How can something (“culture”) be a prime and deeply rooted cause if it is so quickly overwhelmed by other factors? Goldhagen’s premise crumbles even more when it is examined with respect to the history of anti-Semitism in other countries. Anti-Semitism in Russia, let alone its Austrian variant, was at times as “eliminationist” in some of its expressed forms as it was in Germany. Britain, which tolerated murderous pogroms in the Middle Ages, was judenrein for 400 years, and so was Spain after 1492. Yet the total physical extermination of the Holocaust was a strictly German project, and other factors beyond a nationally shared antipathy to the Jews must have been involved in it.

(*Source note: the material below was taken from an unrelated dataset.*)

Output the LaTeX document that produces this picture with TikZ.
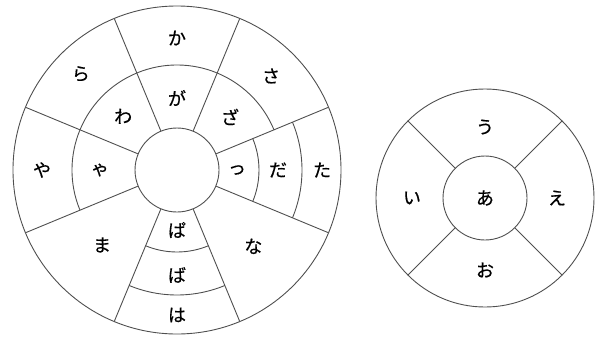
\documentclass[tikz,border=0pt]{standalone}
\usepackage{fontspec}
\newfontfamily\kana[FakeBold=0.6]{Noto Sans CJK JP}
\usetikzlibrary{positioning}
\definecolor{Rim}{HTML}{4F4F4F}

\begin{document}
\begin{tikzpicture}[x=1pt,y=1pt,
    ringline/.style={draw=Rim,line width=.9pt},
    kanalabel/.style={font=\kana\fontsize{18}{20}\selectfont,inner sep=0pt}]
    \useasboundingbox (-177,-168) rectangle (419,170);
    % left wheel
    \draw[ringline] (0,0) circle[radius=164];
    \draw[ringline] (0,0) circle[radius=42];
    \foreach \a in {22.5,67.5,...,337.5}
      \draw[ringline] (\a:42)--(\a:164);
    \draw[ringline] (22.5:105) arc[start angle=22.5,end angle=202.5,radius=105];
    \foreach \r in {82,125}{
      \draw[ringline] (-22.5:\r) arc[start angle=-22.5,end angle=22.5,radius=\r];
      \draw[ringline] (247.5:\r) arc[start angle=247.5,end angle=292.5,radius=\r];
    }
    \node[kanalabel] (ka) at (90:132) {か};
    \node[kanalabel] (ga) at (90:72) {が};
    \node[kanalabel] (sa) at (45:133) {さ};
    \node[kanalabel] (za) at (45:75) {ざ};
    \node[kanalabel] (ra) at (135:136) {ら};
    \node[kanalabel] (wa) at (135:76) {わ};
    \node[kanalabel] (ya) at (180:135) {や};
    \node[kanalabel] (xya) at (180:77) {ゃ};
    \node[kanalabel] (ta) at (0:145) {た};
    \node[kanalabel] (da) at (0:101) {だ};
    \node[kanalabel] (xtu) at (0:60) {っ};
    \node[kanalabel] (na) at (-45:108) {な};
    \node[kanalabel] (ma) at (-135:106) {ま};
    \node[kanalabel] (pa) at (-90:60) {ぱ};
    \node[kanalabel] (ba) at (-90:105) {ば};
    \node[kanalabel] (ha) at (-90:145) {は};
    % right wheel
    \begin{scope}[shift={(308,-28)}]
      \draw[ringline] (0,0) circle[radius=109];
      \draw[ringline] (0,0) circle[radius=42];
      \foreach \a in {45,135,225,315}
        \draw[ringline] (\a:42)--(\a:109);
      \node[kanalabel] (a) at (0,0) {あ};
      \node[kanalabel] (u) at (90:71) {う};
      \node[kanalabel] (i) at (180:73) {い};
      \node[kanalabel] (e) at (0:72) {え};
      \node[kanalabel] (o) at (-90:72) {お};
    \end{scope}
\end{tikzpicture}
\end{document}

Goldenhagen has also fallen into the oldest social-science trap of them all: the confusion of different levels of analysis. Having earlier reasoned forward from the attitudes of the Germans to their behavior—saying, in effect, “Only because of their anti-Semitism did ordinary Germans turn into mass murderers”—he then reasons backward from the conduct of the Germans to their culture in a grand circular argument.

  1. 1

    For a score of German reviews, including a few semi-positive ones, see Julius H. Schoeps, editor, Ein Volk von Mördern? Dokumentation zur Goldhagen-Kontroverse um die Rolle der Deutschen im Holocaust (Hamburg: Hoffmann und Campe, 1996). Most subsequent citations are taken from this collection.

  2. 2

    Three critical reviews in the US were by Clive James, “Blaming the Germans,” The New Yorker, April 22, 1996; Omer Bartov, “Ordinary Monsters,” The New Republic, April 29, 1996; and Robert Wistrich, “Helping Hitler,” Commentary, July, 1966.